The “anti” speakers were awful; they seemed to be addressing the public or feeding the paranoia of staff, rather than trying to influence senior school management.  Two stood out, though neither stayed for the panel session.  One, Phil Beadle, makes regular appearances on TV and writes for the Guardian.  His arguments were as chaotic as his hair, and amounted to a rant about the way the academies he had worked in were run, mixed in with tribal anti-Tory paranoia.  The other was Alasdair Smith of the Anti Academies Alliance; his grey suit, purple lanyard, grey/white hair, general bonhomie and habit of laughing at other speakers,during their presentations, all put me in mind of an archetypal UKIP candidate.  His arguments were no more coherent than UKIP ones either: a general rabble rouse about how damaging academies would be to the overall education system, how all academies were run like grasping businesses, that it was a lonely world out there for academies, and nothing about how senior managers should weigh up the pros and cons.  The other two speakers, one a headteacher and one from the Campaign for State Education basically said the same thing, but were a little duller.  The arguments were polemical rather a serious review of the evidence, scattering numerous horror stories to support their arguments.  What Lambeth thought it was doing by inviting all four to speak is a bit mysterious.

A few important and interesting points did manage to emerge.  There isn’t much money in converting to academy status; for that you need an outside sponsor.  Since education departments are being cut back drastically (Lambeth is no exception, with the key decisions all being taken before last year’s election, not as a consequence of the Coalition’s cuts) the amount of support they can offer to LA schools is pretty minimal.  Most of the things that schools might want to do (including forming relationships with their neighbouring schools and local authorities) can be done under either model, which cuts both ways.  The best part of the process, one of the academy heads said, was that it forced the school to think about its vision and strategy, and how to carry it through.

But the standard of debate was pretty awful.  Most speakers complained that the government wasn’t offering a clear vision, but they had little or no vision to offer themselves.  The antis seem to want the outside world to go away, so that schools can bumble in their own comfortable little worlds as before.  There was no horror at the awfulness of so many schools, unless they happen to academies, of course.  And then there is the hate and anger.  Mr Beadle quoted extensively from former Conservative education secretary Ken Baker to prove that this was all an evil Tory conspiracy to destroy public services.  I am not so much horrified that he says this sort of thing, but that so many people seem to be listening.  I have seen something similar on local forums about our proposed new “free” school in Wandsworth: a complete inability of the leading anti-campaigners to listen, or to weigh up arguments and evidence – even if they are at least more polite and better tempered than some on the other side of the argument.

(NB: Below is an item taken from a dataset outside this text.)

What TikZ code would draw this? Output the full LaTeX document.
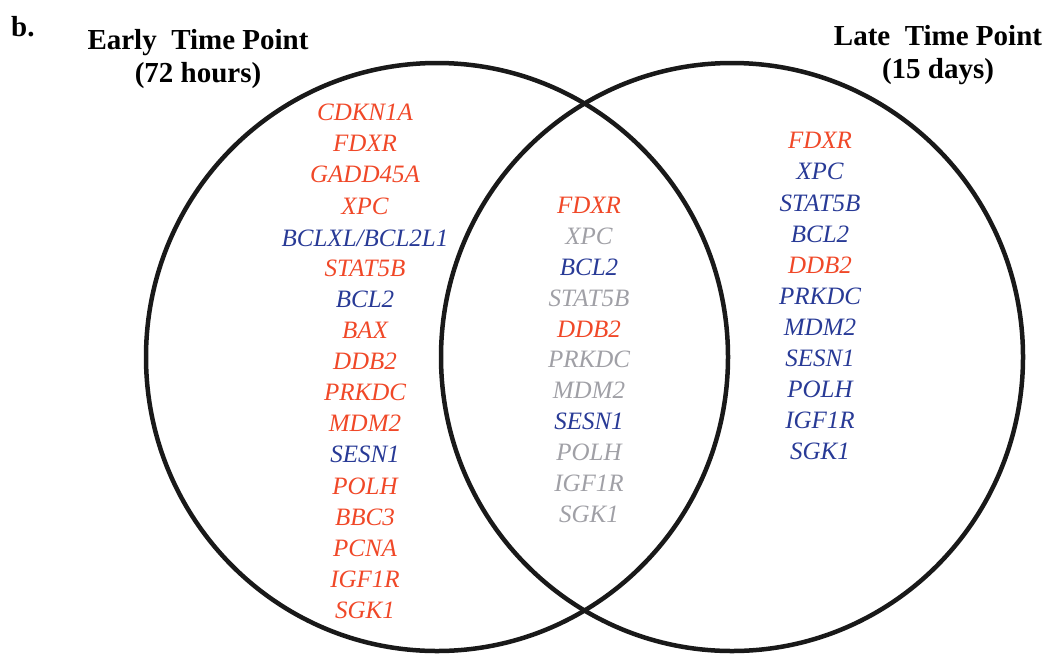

But leaders of schools need to do the best for their children and communities schools by working with government policy as they find it.  The academies decision is a delicate process of weighing up pros and cons, often with no killer argument on either side.   What is coming out of the anti academy movement is no help.  It is so tempting to think that if that is the best their opponents can do, academies must be a good idea.  The movement is its own worst enemy.